4. They told me that I needed more dialog and I needed to finish the stories that I started and trailed off on. They really liked my physical description.

5. I didn't notice the lack of dialogue and the way that some stories feel inconclusive.

6. Next draft I will follow up on all of my stories and give all the details so it feels like they have an end. I will try to sate the readers desire for answers.

7. I would give myself a 50, because I wrote and marked up both of my partner's papers thoroughly with well thought-out responses. I think that everyone in my group got a lot of feedback they can work with and is well prepared to rewrite.

Blog Post #4 -- Food Paper Reflection

1. I think that my pontification on chocolate chip cookies in general turned out pretty good, but my paper was very lacking on concrete comparisons and exposition about the cookies themselves. I would go through my notes and add more of my observations.  

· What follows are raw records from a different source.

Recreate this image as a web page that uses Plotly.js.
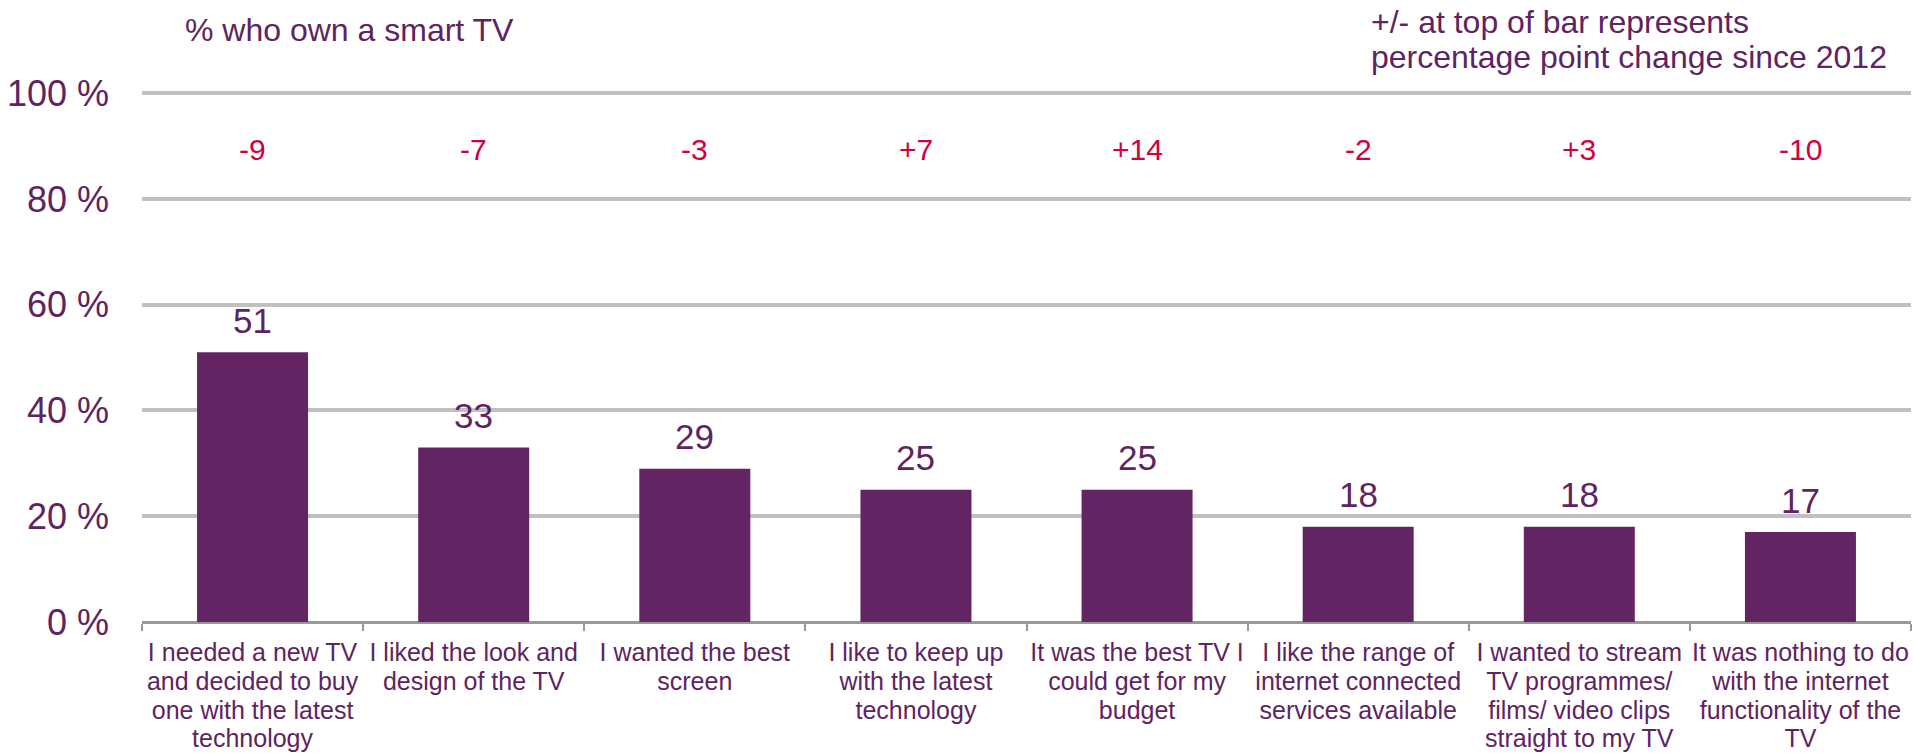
<!DOCTYPE html>
<html>
<head>
<meta charset="utf-8">
<script src="https://cdn.plot.ly/plotly-3.0.1.min.js"></script>
<style>
html, body { margin: 0; padding: 0; background: #fff; }
#chart { width: 1913px; height: 753px; }
</style>
</head>
<body>
<div id="chart"></div>
<script>
// ---- data ----
const categories = [
  "I needed a new TV<br>and decided to buy<br>one with the latest<br>technology",
  "I liked the look and<br>design of the TV",
  "I wanted the best<br>screen",
  "I like to keep up<br>with the latest<br>technology",
  "It was the best TV I<br>could get for my<br>budget",
  "I like the range of<br>internet connected<br>services available",
  "I wanted to stream<br>TV programmes/<br>films/ video clips<br>straight to my TV",
  "It was nothing to do<br>with the internet<br>functionality of the<br>TV"
];
const values = [51, 33, 29, 25, 25, 18, 18, 17];
const changes = ["-9", "-7", "-3", "+7", "+14", "-2", "+3", "-10"];
const yTicks = [0, 20, 40, 60, 80, 100];
const titleText = "% who own a smart TV";
const noteLines = ["+/- at top of bar represents", "percentage point change since 2012"];

// ---- styles ----
const PURPLE = "#622462";
const TEXT = "#5E2461";
const RED = "#D1003F";
const FONT = "Liberation Sans, Arial, sans-serif";
const CHANGE_ROW_Y = 89.4;
const Y_TOP = 100.6;

const W = 1913, H = 753;
const L = 142, R = 2, B = 131;
const T = Math.round(93 - (Y_TOP - 100) * (622 - 93) / 100);

const annotations = [];
categories.forEach((c, i) => {
  annotations.push({
    x: c, y: values[i], xref: "x", yref: "y",
    text: String(values[i]), showarrow: false,
    yanchor: "middle", yshift: 32,
    font: { family: FONT, size: 35, color: TEXT }
  });
  annotations.push({
    x: c, y: CHANGE_ROW_Y, xref: "x", yref: "y",
    text: changes[i], showarrow: false,
    yanchor: "middle",
    font: { family: FONT, size: 30, color: RED }
  });
});
noteLines.forEach((t, k) => {
  const px = 1369, py = 22 + k * 35;
  annotations.push({
    x: (px - L) / (W - L - R), xref: "paper", xanchor: "left",
    y: (H - B - py) / (H - T - B), yref: "paper", yanchor: "middle",
    text: t, showarrow: false, align: "left",
    font: { family: FONT, size: 32, color: TEXT }
  });
});

const trace = {
  type: "bar",
  x: categories,
  y: values,
  marker: { color: PURPLE },
  width: 0.502,
  hoverinfo: "skip"
};

const layout = {
  width: W, height: H,
  margin: { l: L, r: R, t: T, b: B, pad: 0 },
  paper_bgcolor: "#ffffff",
  plot_bgcolor: "#ffffff",
  showlegend: false,
  title: {
    text: titleText,
    x: 185 / W, xanchor: "left", xref: "container",
    y: 1 - 30 / H, yanchor: "middle", yref: "container",
    font: { family: FONT, size: 32, color: TEXT }
  },
  xaxis: {
    type: "category",
    showgrid: false,
    showline: true, linecolor: "#999999", linewidth: 2,
    ticks: "outside", tickson: "boundaries", ticklen: 7, tickcolor: "#999999", tickwidth: 2,
    tickangle: 0,
    tickfont: { family: FONT, size: 25, color: TEXT },
    ticklabelstandoff: 7,
    fixedrange: true
  },
  yaxis: {
    range: [0, Y_TOP],
    tickvals: yTicks,
    ticktext: yTicks.map(v => v + " %"),
    showgrid: true, gridcolor: "#C0C0C0", gridwidth: 4,
    zeroline: true, zerolinecolor: "#999999", zerolinewidth: 2,
    showline: false, ticks: "",
    ticklabelstandoff: 32,
    tickfont: { family: FONT, size: 36, color: TEXT },
    fixedrange: true
  },
  annotations: annotations
};

Plotly.newPlot("chart", [trace], layout, { displayModeBar: false, staticPlot: true }).then(gd => {
  // tighten line spacing of the multi-line category labels to match the reference
  gd.querySelectorAll(".xtick text tspan.line").forEach(ts => {
    const dy = parseFloat(ts.getAttribute("dy"));
    if (!isNaN(dy) && dy !== 0) ts.setAttribute("dy", (dy / 1.3 * 1.15).toFixed(3) + "em");
  });
});
</script>
</body>
</html>
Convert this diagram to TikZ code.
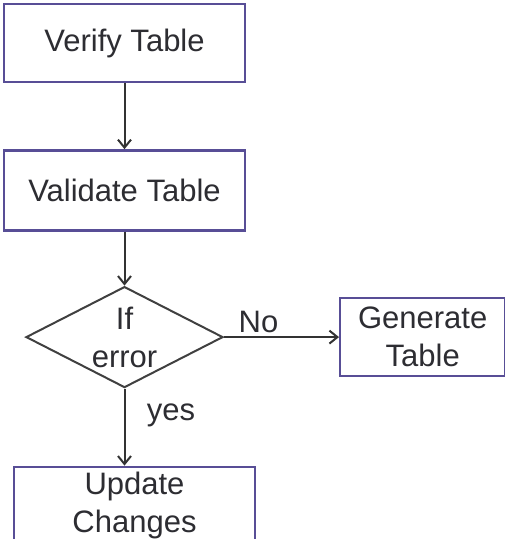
\documentclass[tikz,border=0pt]{standalone}
\usepackage{fontspec}
\setmainfont{Liberation Sans}
\usetikzlibrary{arrows.meta, positioning, shapes.geometric}
\definecolor{colorBox}{RGB}{88,78,150}
\definecolor{colorText}{RGB}{45,45,50}
\tikzset{
  box/.style={draw=colorBox, line width=2.4pt, fill=white, text=colorText, align=center, inner sep=0pt},
  decision/.style={diamond, draw=black!75, line width=2pt, minimum width=197pt, minimum height=101pt, inner sep=0pt},
  flow/.style={->, draw=black!80, line width=2pt},
}

\begin{document}
\begin{tikzpicture}[>={Straight Barb[length=8pt,width=13pt]}, font=\fontsize{31}{38}\selectfont, node distance=66pt]
\useasboundingbox (0,0) rectangle (505pt,-539pt);
\node[box, minimum width=241pt, minimum height=78pt] (verify) at (124.5pt,-43pt) {Verify Table};
\node[box, minimum width=241pt, minimum height=80pt, below=66pt of verify] (validate) {Validate Table};
\node[decision, below=54pt of validate, label={[align=center, text=colorText]center:If\\error}] (iferror) {};
\node[box, minimum width=165pt, minimum height=78pt, right=115pt of iferror] (generate) {Generate\\Table};
\node[box, minimum width=241pt, minimum height=78pt, below=77pt of iferror, xshift=10pt] (update) {Update\\Changes};
\draw[flow] (verify) -- (validate);
\draw[flow] (validate) -- (iferror);
\draw[flow] (iferror) -- node[pos=0.3, above=0pt, text=colorText]{No} (generate);
\draw[flow] (iferror.south) -- node[pos=0.35, right=18pt, text=colorText]{yes} (iferror.south |- update.north);
\end{tikzpicture}
\end{document}
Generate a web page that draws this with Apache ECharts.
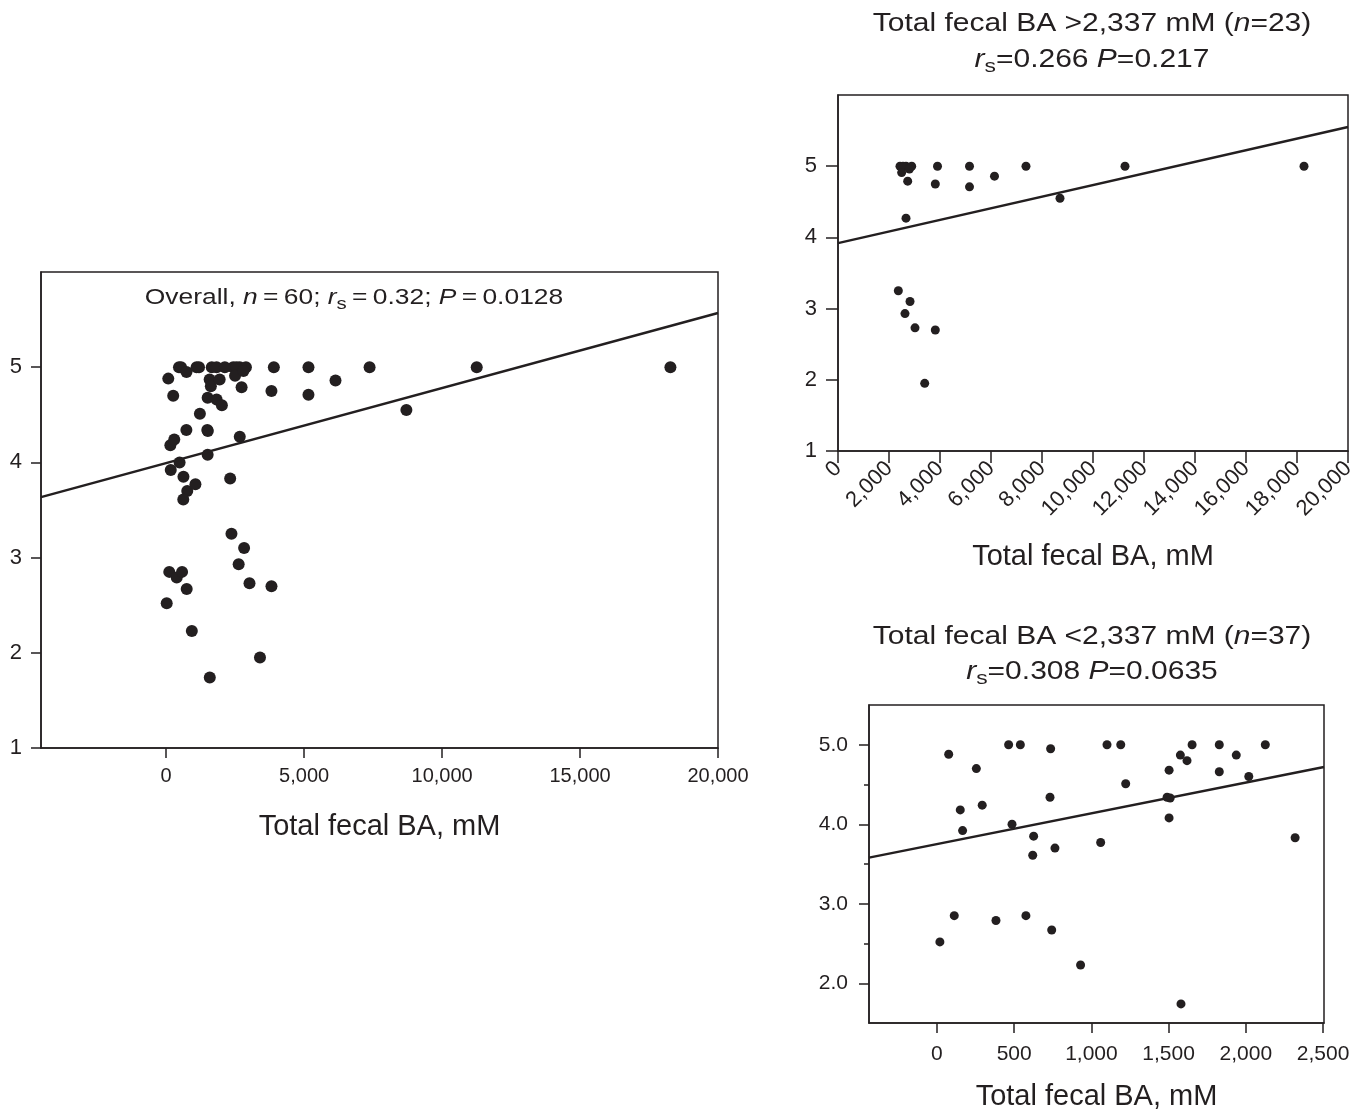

2. The feedback showed that I needed more exposition on the cookies and better transitions. The second half of my essay was underdeveloped.

3. I will add transitions and compare the cookies to each other more. I will also go through all five senses for each cookie.

4. I had a good tone and a good setup/introduction. They thought everything on paper was pretty good, there just was not enough.

5. I learned how important notes were. If we do another similar activity, I will make better notes and make better use of them when I move on to the writing stage.

Wednesday, November 16, 2011

Post #3 -- Introductions

Introductions
Max Bittker

8:45 am, September eleventh 2001, the New York street bustled with the well-rehearsed chaotic movement of a million people making their way between apartment complexes, coffee shops, MTA entrances, and their offices. It took the roaring silver silhouette of a jet plane exploding over the block and just as quickly over them and out of sight.

This was my original introduction, and I don’t think it’s very special because it tries to set the scene but doesn’t give a strong enough “hook” nor mental image with which to build off of.

1) State a Problem or Dilemma:

On September 11th, a city was struck with tragedy, terror, and confusion.


2) Ask a good question:

What would it be like to have been in the city on the fateful eleventh of September? What could have been going through the minds of the people who were so close to the screaming and to whom the smoke was so real?  


3) Start with a striking fact:

The towers could be seen burning for 20 miles in every direction. Millions of people could see the bellowing black omen, but almost no-one understood what exactly was happening



My favorite is the striking fact, but I think that it could also be combined with the problem or dilemma. Both of them would steer my piece more towards my topic, which was supposed to be people confused and afraid about what was going on when they had very limited information.

Thursday, November 3, 2011

#2 The Concrete Introduction


1)

    I thought that The Concrete Introduction was a very valuable piece, it had lots of golden nuggets of advice and it really made me feel like I could make any introduction great using it's guide. The main thing that I took away from this is the idea of writing the introduction after the body, because it just makes sense (except for SAT format essays when you need to plan ahead and use the introduction to shape the rest of your essay because you don't have time to rewrite).

2)
 The best part of the second reading was that it was like a reference sheet. It felt like the perfect thing to clear up any indecision or writers block when it came to the beginning of any piece. Its something I would almost like to keep on hand as its own sheet as apposed to buried in a packet in my folder. The title of the piece was "beginnings and endings" but the endings bit was lopped off, and I think that I would have also liked to read that, especially if it was in the same format.

Wednesday, November 2, 2011

#1 Welcome Entry

My name is Max, and welcome to my College Composition blog. I'm taking this class because I know that writing and conveying ideas effectively is important, and I want to hone my skills before I go to college. I've already learned a lot about the drafting process, and I hope to learn how to better overcome writers block and get what I need down on paper.